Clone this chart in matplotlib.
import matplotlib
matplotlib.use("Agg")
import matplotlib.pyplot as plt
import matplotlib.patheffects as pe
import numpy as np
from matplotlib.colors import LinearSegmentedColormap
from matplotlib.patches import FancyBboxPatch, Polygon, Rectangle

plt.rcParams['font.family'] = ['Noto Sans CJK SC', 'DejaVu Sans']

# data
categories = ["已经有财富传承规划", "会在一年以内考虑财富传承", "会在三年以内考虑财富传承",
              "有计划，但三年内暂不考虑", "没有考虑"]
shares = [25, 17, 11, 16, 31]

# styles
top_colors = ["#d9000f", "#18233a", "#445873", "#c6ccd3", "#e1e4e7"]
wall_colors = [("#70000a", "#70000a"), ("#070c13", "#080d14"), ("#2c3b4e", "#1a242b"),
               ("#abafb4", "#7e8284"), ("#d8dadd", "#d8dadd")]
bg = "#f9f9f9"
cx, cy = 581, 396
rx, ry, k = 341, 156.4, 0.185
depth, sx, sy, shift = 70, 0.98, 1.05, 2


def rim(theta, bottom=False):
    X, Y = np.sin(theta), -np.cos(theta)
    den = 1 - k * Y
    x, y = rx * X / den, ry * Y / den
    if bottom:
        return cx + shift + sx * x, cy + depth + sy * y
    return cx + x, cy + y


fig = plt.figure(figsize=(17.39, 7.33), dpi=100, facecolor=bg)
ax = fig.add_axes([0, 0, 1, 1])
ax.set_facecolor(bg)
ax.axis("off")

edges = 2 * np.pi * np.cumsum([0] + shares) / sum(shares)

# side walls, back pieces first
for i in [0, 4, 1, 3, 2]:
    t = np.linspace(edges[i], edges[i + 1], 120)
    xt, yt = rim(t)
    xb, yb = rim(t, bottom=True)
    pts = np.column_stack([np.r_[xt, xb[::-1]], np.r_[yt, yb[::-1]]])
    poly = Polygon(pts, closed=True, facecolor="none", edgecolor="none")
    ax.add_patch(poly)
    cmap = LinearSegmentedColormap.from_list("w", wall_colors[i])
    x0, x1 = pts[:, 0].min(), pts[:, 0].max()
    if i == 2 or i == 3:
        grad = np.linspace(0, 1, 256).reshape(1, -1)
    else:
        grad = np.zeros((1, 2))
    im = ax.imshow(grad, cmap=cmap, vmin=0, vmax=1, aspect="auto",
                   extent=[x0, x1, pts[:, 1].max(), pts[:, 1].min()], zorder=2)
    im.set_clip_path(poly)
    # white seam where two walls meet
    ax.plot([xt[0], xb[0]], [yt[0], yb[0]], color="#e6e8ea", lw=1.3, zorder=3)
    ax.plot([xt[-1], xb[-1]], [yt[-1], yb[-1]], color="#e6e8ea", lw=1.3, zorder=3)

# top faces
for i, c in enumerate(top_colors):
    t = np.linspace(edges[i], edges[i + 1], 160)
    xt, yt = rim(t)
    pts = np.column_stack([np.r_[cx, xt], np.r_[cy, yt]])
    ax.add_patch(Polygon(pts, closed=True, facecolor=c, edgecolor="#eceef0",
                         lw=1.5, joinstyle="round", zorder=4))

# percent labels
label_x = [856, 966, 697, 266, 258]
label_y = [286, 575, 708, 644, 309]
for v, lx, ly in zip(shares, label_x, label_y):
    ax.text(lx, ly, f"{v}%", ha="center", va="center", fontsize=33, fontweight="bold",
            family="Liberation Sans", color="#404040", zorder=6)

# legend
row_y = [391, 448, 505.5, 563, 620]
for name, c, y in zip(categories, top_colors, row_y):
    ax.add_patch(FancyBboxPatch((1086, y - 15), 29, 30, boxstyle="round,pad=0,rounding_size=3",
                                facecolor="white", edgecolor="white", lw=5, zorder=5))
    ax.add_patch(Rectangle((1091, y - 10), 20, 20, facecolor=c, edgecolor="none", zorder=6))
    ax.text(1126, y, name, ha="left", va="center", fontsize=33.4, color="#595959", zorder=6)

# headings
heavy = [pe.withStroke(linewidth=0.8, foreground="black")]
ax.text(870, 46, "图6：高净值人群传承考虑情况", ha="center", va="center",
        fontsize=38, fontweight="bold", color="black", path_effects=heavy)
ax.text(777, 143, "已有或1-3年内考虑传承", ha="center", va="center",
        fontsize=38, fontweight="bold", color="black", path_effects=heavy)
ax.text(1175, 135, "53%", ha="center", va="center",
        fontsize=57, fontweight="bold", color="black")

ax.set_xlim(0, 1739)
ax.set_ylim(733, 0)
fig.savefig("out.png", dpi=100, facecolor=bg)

= = = = = = =

Write down every line of the data exactly as it appears above.

Clone this chart in matplotlib.
import matplotlib
matplotlib.use("Agg")
import matplotlib.pyplot as plt
import matplotlib.patheffects as pe
import numpy as np
from matplotlib.colors import LinearSegmentedColormap
from matplotlib.patches import FancyBboxPatch, Polygon, Rectangle

plt.rcParams['font.family'] = ['Noto Sans CJK SC', 'DejaVu Sans']

# data
categories = ["已经有财富传承规划", "会在一年以内考虑财富传承", "会在三年以内考虑财富传承",
              "有计划，但三年内暂不考虑", "没有考虑"]
shares = [25, 17, 11, 16, 31]

# styles
top_colors = ["#d9000f", "#18233a", "#445873", "#c6ccd3", "#e1e4e7"]
wall_colors = [("#70000a", "#70000a"), ("#070c13", "#080d14"), ("#2c3b4e", "#1a242b"),
               ("#abafb4", "#7e8284"), ("#d8dadd", "#d8dadd")]
bg = "#f9f9f9"
cx, cy = 581, 396
rx, ry, k = 341, 156.4, 0.185
depth, sx, sy, shift = 70, 0.98, 1.05, 2


def rim(theta, bottom=False):
    X, Y = np.sin(theta), -np.cos(theta)
    den = 1 - k * Y
    x, y = rx * X / den, ry * Y / den
    if bottom:
        return cx + shift + sx * x, cy + depth + sy * y
    return cx + x, cy + y


fig = plt.figure(figsize=(17.39, 7.33), dpi=100, facecolor=bg)
ax = fig.add_axes([0, 0, 1, 1])
ax.set_facecolor(bg)
ax.axis("off")

edges = 2 * np.pi * np.cumsum([0] + shares) / sum(shares)

# side walls, back pieces first
for i in [0, 4, 1, 3, 2]:
    t = np.linspace(edges[i], edges[i + 1], 120)
    xt, yt = rim(t)
    xb, yb = rim(t, bottom=True)
    pts = np.column_stack([np.r_[xt, xb[::-1]], np.r_[yt, yb[::-1]]])
    poly = Polygon(pts, closed=True, facecolor="none", edgecolor="none")
    ax.add_patch(poly)
    cmap = LinearSegmentedColormap.from_list("w", wall_colors[i])
    x0, x1 = pts[:, 0].min(), pts[:, 0].max()
    if i == 2 or i == 3:
        grad = np.linspace(0, 1, 256).reshape(1, -1)
    else:
        grad = np.zeros((1, 2))
    im = ax.imshow(grad, cmap=cmap, vmin=0, vmax=1, aspect="auto",
                   extent=[x0, x1, pts[:, 1].max(), pts[:, 1].min()], zorder=2)
    im.set_clip_path(poly)
    # white seam where two walls meet
    ax.plot([xt[0], xb[0]], [yt[0], yb[0]], color="#e6e8ea", lw=1.3, zorder=3)
    ax.plot([xt[-1], xb[-1]], [yt[-1], yb[-1]], color="#e6e8ea", lw=1.3, zorder=3)

# top faces
for i, c in enumerate(top_colors):
    t = np.linspace(edges[i], edges[i + 1], 160)
    xt, yt = rim(t)
    pts = np.column_stack([np.r_[cx, xt], np.r_[cy, yt]])
    ax.add_patch(Polygon(pts, closed=True, facecolor=c, edgecolor="#eceef0",
                         lw=1.5, joinstyle="round", zorder=4))

# percent labels
label_x = [856, 966, 697, 266, 258]
label_y = [286, 575, 708, 644, 309]
for v, lx, ly in zip(shares, label_x, label_y):
    ax.text(lx, ly, f"{v}%", ha="center", va="center", fontsize=33, fontweight="bold",
            family="Liberation Sans", color="#404040", zorder=6)

# legend
row_y = [391, 448, 505.5, 563, 620]
for name, c, y in zip(categories, top_colors, row_y):
    ax.add_patch(FancyBboxPatch((1086, y - 15), 29, 30, boxstyle="round,pad=0,rounding_size=3",
                                facecolor="white", edgecolor="white", lw=5, zorder=5))
    ax.add_patch(Rectangle((1091, y - 10), 20, 20, facecolor=c, edgecolor="none", zorder=6))
    ax.text(1126, y, name, ha="left", va="center", fontsize=33.4, color="#595959", zorder=6)

# headings
heavy = [pe.withStroke(linewidth=0.8, foreground="black")]
ax.text(870, 46, "图6：高净值人群传承考虑情况", ha="center", va="center",
        fontsize=38, fontweight="bold", color="black", path_effects=heavy)
ax.text(777, 143, "已有或1-3年内考虑传承", ha="center", va="center",
        fontsize=38, fontweight="bold", color="black", path_effects=heavy)
ax.text(1175, 135, "53%", ha="center", va="center",
        fontsize=57, fontweight="bold", color="black")

ax.set_xlim(0, 1739)
ax.set_ylim(733, 0)
fig.savefig("out.png", dpi=100, facecolor=bg)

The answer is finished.